Re: [Kiobuf-io-devel] RFC: Kernel mechanism: Compound event wait /notify + callback chains

From: Christoph Hellwig (
Date: Thu Feb 01 2001 - 15:46:27 EST

In article <> you wrote:
> Buffer_heads are _sometimes_ used for caching data.

Actually they are mostly used, but that should have any value for the

> That's one of the
> big problems with them, they are too overloaded, being both IO
> descriptors _and_ cache descriptors.


> If you've got 128k of data to
> write out from user space, do you want to set up one kiobuf or 256
> buffer_heads? Buffer_heads become really very heavy indeed once you
> start doing non-trivial IO.

Sure - I was never arguing in favor of buffer_head's ...

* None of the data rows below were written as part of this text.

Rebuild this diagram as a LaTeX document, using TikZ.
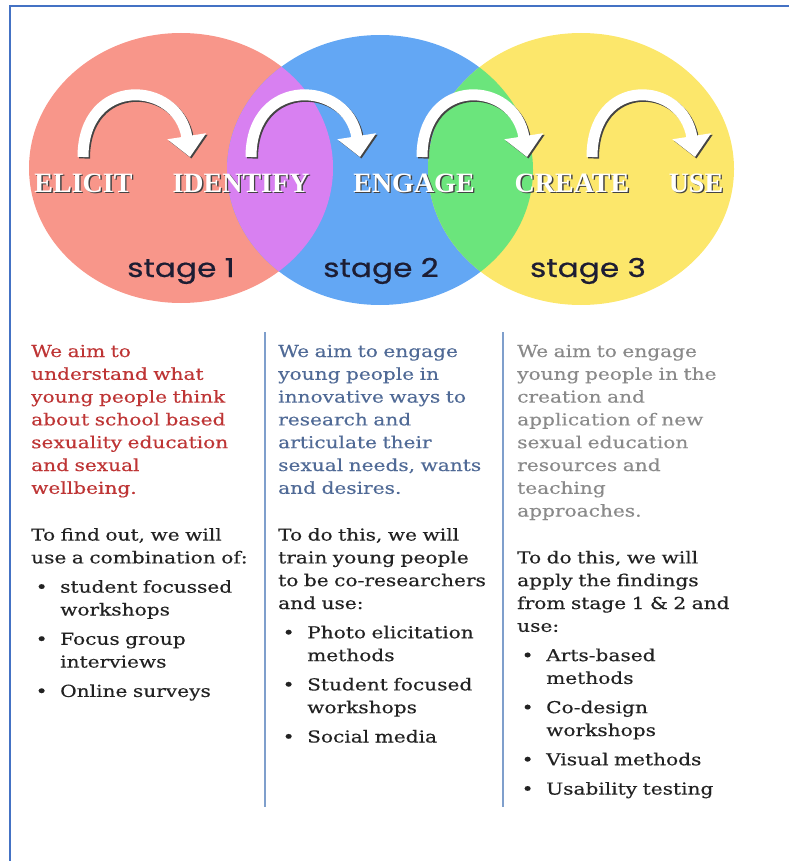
\documentclass[tikz,border=0pt]{standalone}
\usepackage{fontspec}
\setmainfont{DejaVu Serif}[FakeStretch=1.22,FakeBold=0.4]
\newfontfamily\wordfont{Liberation Serif}
\newfontfamily\stagefont{Poppins}[FakeStretch=1.2,FakeBold=0.6]
\usetikzlibrary{arrows.meta,positioning,calc}
\definecolor{circred}{HTML}{F8968A}
\definecolor{circblue}{HTML}{63A7F4}
\definecolor{circyellow}{HTML}{FCE76B}
\definecolor{lenspurple}{HTML}{D880F1}
\definecolor{lensgreen}{HTML}{6BE57C}
\definecolor{shadowink}{HTML}{444444}
\definecolor{stageink}{HTML}{1D1D33}
\definecolor{aimred}{HTML}{BE3535}
\definecolor{aimblue}{HTML}{506A96}
\definecolor{aimgrey}{HTML}{8A8A8A}
\definecolor{bodyink}{HTML}{222222}
\definecolor{frameblue}{HTML}{4472C4}
\definecolor{dividerblue}{HTML}{7F9FCC}
\tikzset{frame/.style={draw=frameblue,line width=2pt}}
\tikzset{divider/.style={draw=dividerblue,line width=2pt}}
\tikzset{word/.style={anchor=base,inner sep=0pt,font=\wordfont\bfseries\fontsize{28}{28}\selectfont}}
\tikzset{stagelabel/.style={anchor=base,inner sep=0pt,text=stageink,font=\stagefont\fontsize{26}{26}\selectfont}}
\tikzset{column/.style={anchor=base west,inner sep=0pt,text width=260pt,align=left,text=bodyink,font=\fontsize{16.5}{22.8}\selectfont}}
\tikzset{bigarrow/.style={line width=11pt,-{Triangle[width=38pt,length=21pt]}}}
\newcommand\embossed[1]{\makebox[0pt][l]{\hspace{1.4pt}\raisebox{-1.4pt}{\color{shadowink}#1}}\textcolor{white}{#1}}
\newcommand\bulletline{\par\vspace{6.5pt}\hangindent=29pt\hangafter=1\noindent\makebox[29pt][l]{\hspace{4.5pt}\textbullet}}
\newcommand\aimgap{\par\vspace{24pt}}
\begin{document}
\begin{tikzpicture}[x=1pt,y=-1pt]
      \useasboundingbox (0,0) rectangle (789,861);
      % the three stages
      \fill[circred] (181,168) ellipse [x radius=152,y radius=135];
      \fill[circblue] (380,170) ellipse [x radius=153,y radius=135];
      \fill[circyellow] (581,169) ellipse [x radius=153,y radius=136];
      \begin{scope}
        \clip (181,168) ellipse [x radius=152,y radius=135];
        \fill[lenspurple] (380,170) ellipse [x radius=153,y radius=135];
      \end{scope}
      \begin{scope}
        \clip (380,170) ellipse [x radius=153,y radius=135];
        \fill[lensgreen] (581,169) ellipse [x radius=153,y radius=136];
      \end{scope}

      \node[word] (elicit) at (83.5,192) {\embossed{ELICIT}};
      \node[word] (identify) at (241,192) {\embossed{IDENTIFY}};
      \node[word] (engage) at (414,192) {\embossed{ENGAGE}};
      \node[word] (create) at (572,192) {\embossed{CREATE}};
      \node[word] (use) at (696,192) {\embossed{USE}};

      \foreach \n/\xa/\xb in {1/83/190,2/251/360,3/422/527,4/592/695}{
        \coordinate (from\n) at (\xa,157);
        \coordinate (to\n) at (\xb,157);
        \draw[bigarrow,shadowink,transform canvas={xshift=1.5pt,yshift=-1.5pt}] (from\n) .. controls ($(from\n)+(0,-82)$) and ($(to\n)+(-12,-77)$) .. (to\n);
        \draw[bigarrow,white] (from\n) .. controls ($(from\n)+(0,-82)$) and ($(to\n)+(-12,-77)$) .. (to\n);
      }

      \node[stagelabel] (stage1) at (181,277) {stage 1};
      \node[stagelabel] (stage2) at (381,277) {stage 2};
      \node[stagelabel] (stage3) at (588,277) {stage 3};

      % frame and column rules
      \draw[frame] (10,861) -- (10,6) -- (789,6);
      \draw[divider] (265,332) -- (265,807);
      \draw[divider] (503,332) -- (503,807);

      \node[column] (colI) at (31,357) {{\color{aimred}We aim to\newline understand what\newline young people think\newline about school based\newline sexuality education\newline and sexual\newline wellbeing.}\aimgap
        To find out, we will\newline use a combination of:
        \bulletline student focussed\newline workshops
        \bulletline Focus group\newline interviews
        \bulletline Online surveys};
      \node[column] (colII) at (278,357) {{\color{aimblue}We aim to engage\newline young people in\newline innovative ways to\newline research and\newline articulate their\newline sexual needs, wants\newline and desires.}\aimgap
        To do this, we will\newline train young people\newline to be co-researchers\newline and use:
        \bulletline Photo elicitation\newline methods
        \bulletline Student focused\newline workshops
        \bulletline Social media};
      \node[column] (colIII) at (517,357) {{\color{aimgrey}We aim to engage\newline young people in the\newline creation and\newline application of new\newline sexual education\newline resources and\newline teaching\newline approaches.}\aimgap
        To do this, we will\newline apply the findings\newline from stage 1 \& 2 and\newline use:
        \bulletline Arts-based\newline methods
        \bulletline Co-design\newline workshops
        \bulletline Visual methods
        \bulletline Usability testing};
\end{tikzpicture}
\end{document}
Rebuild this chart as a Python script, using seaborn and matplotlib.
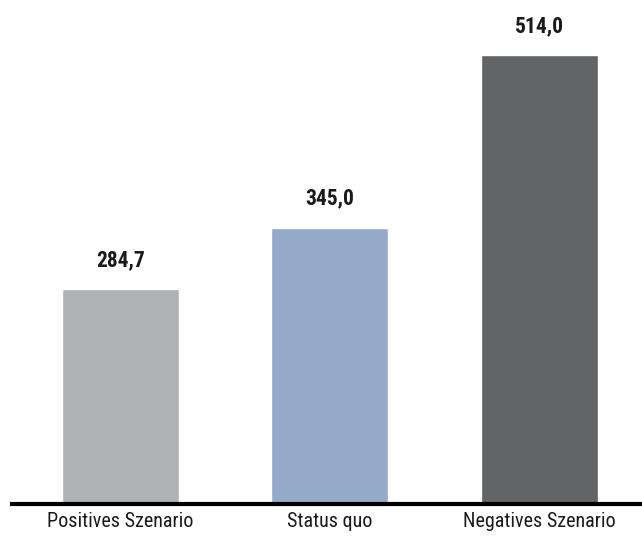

>> > What is so heavyweight in the current kiobuf (other than the embedded
>> > vector, which I've already noted I'm willing to cut)?
>> array_len

> kiobufs can be reused after IO. You can depopulate a kiobuf,
> repopulate it with new pages and submit new IO without having to
> deallocate the kiobuf. You can't do this without knowing how big the
> data vector is. Removing that functionality will prevent reuse,
> making them _more_ heavyweight.

>> io_count,

> Right now we can take a kiobuf and turn it into a bunch of
> buffer_heads for IO. The io_count lets us track all of those sub-IOs
> so that we know when all submitted IO has completed, so that we can
> pass the completion callback back up the chain without having to
> allocate yet more descriptor structs for the IO.

> Again, remove this and the IO becomes more heavyweight because we need
> to create a separate struct for the info.

No. Just allow passing the multiple of the devices blocksize over
ll_rw_block. XFS is doing that and it just needs an audit of the lesser
used block drivers.

>> and the lack of
>> scatter gather in one kiobuf struct (you always need an array)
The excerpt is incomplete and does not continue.